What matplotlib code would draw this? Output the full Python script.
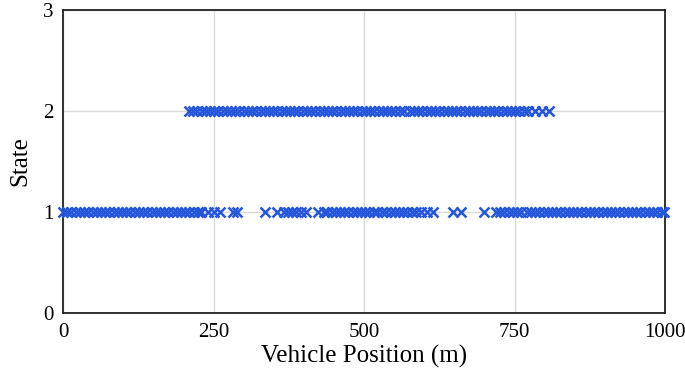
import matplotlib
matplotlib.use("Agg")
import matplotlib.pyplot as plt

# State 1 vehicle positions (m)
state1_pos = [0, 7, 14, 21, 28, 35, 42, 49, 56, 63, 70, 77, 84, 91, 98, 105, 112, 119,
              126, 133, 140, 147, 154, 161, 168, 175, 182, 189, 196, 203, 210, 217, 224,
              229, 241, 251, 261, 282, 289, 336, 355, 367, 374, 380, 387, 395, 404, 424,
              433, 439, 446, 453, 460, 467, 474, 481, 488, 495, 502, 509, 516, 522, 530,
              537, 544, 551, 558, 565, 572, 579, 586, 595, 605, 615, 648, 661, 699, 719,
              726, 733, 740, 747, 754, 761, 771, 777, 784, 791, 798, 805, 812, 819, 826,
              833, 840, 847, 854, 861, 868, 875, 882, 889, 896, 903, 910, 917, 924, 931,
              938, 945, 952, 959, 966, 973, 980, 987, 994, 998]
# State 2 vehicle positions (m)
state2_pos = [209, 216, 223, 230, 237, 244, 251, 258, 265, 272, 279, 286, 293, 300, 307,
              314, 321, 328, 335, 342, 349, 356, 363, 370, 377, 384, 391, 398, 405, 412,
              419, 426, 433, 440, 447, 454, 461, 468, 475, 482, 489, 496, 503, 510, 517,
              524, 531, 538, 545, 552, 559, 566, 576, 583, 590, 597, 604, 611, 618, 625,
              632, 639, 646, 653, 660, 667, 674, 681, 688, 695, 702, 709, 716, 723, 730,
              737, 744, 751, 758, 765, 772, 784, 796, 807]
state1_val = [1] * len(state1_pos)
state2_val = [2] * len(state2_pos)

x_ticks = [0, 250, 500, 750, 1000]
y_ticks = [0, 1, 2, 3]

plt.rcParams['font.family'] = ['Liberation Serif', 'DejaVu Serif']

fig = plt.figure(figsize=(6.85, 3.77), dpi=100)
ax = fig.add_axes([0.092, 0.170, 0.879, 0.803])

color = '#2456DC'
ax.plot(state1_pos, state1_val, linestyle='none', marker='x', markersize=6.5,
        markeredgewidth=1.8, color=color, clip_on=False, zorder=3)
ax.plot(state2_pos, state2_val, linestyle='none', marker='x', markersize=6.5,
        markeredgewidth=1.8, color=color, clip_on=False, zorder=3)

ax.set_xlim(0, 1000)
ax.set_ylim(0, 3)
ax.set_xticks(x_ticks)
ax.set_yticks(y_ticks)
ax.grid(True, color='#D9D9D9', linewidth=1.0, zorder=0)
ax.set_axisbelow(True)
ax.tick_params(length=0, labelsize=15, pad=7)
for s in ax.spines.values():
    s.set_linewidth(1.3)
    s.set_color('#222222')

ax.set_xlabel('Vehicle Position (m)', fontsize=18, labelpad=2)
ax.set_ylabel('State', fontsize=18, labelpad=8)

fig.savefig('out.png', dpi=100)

======

WRITTEN EXERCISE
Without the pictures, please reproduce each line of the listing above exactly, from the first one through the line bearing "y_ticks = [0, 1, 2, 3]".

FINISHED ANSWER
What matplotlib code would draw this? Output the full Python script.
import matplotlib
matplotlib.use("Agg")
import matplotlib.pyplot as plt

# State 1 vehicle positions (m)
state1_pos = [0, 7, 14, 21, 28, 35, 42, 49, 56, 63, 70, 77, 84, 91, 98, 105, 112, 119,
              126, 133, 140, 147, 154, 161, 168, 175, 182, 189, 196, 203, 210, 217, 224,
              229, 241, 251, 261, 282, 289, 336, 355, 367, 374, 380, 387, 395, 404, 424,
              433, 439, 446, 453, 460, 467, 474, 481, 488, 495, 502, 509, 516, 522, 530,
              537, 544, 551, 558, 565, 572, 579, 586, 595, 605, 615, 648, 661, 699, 719,
              726, 733, 740, 747, 754, 761, 771, 777, 784, 791, 798, 805, 812, 819, 826,
              833, 840, 847, 854, 861, 868, 875, 882, 889, 896, 903, 910, 917, 924, 931,
              938, 945, 952, 959, 966, 973, 980, 987, 994, 998]
# State 2 vehicle positions (m)
state2_pos = [209, 216, 223, 230, 237, 244, 251, 258, 265, 272, 279, 286, 293, 300, 307,
              314, 321, 328, 335, 342, 349, 356, 363, 370, 377, 384, 391, 398, 405, 412,
              419, 426, 433, 440, 447, 454, 461, 468, 475, 482, 489, 496, 503, 510, 517,
              524, 531, 538, 545, 552, 559, 566, 576, 583, 590, 597, 604, 611, 618, 625,
              632, 639, 646, 653, 660, 667, 674, 681, 688, 695, 702, 709, 716, 723, 730,
              737, 744, 751, 758, 765, 772, 784, 796, 807]
state1_val = [1] * len(state1_pos)
state2_val = [2] * len(state2_pos)

x_ticks = [0, 250, 500, 750, 1000]
y_ticks = [0, 1, 2, 3]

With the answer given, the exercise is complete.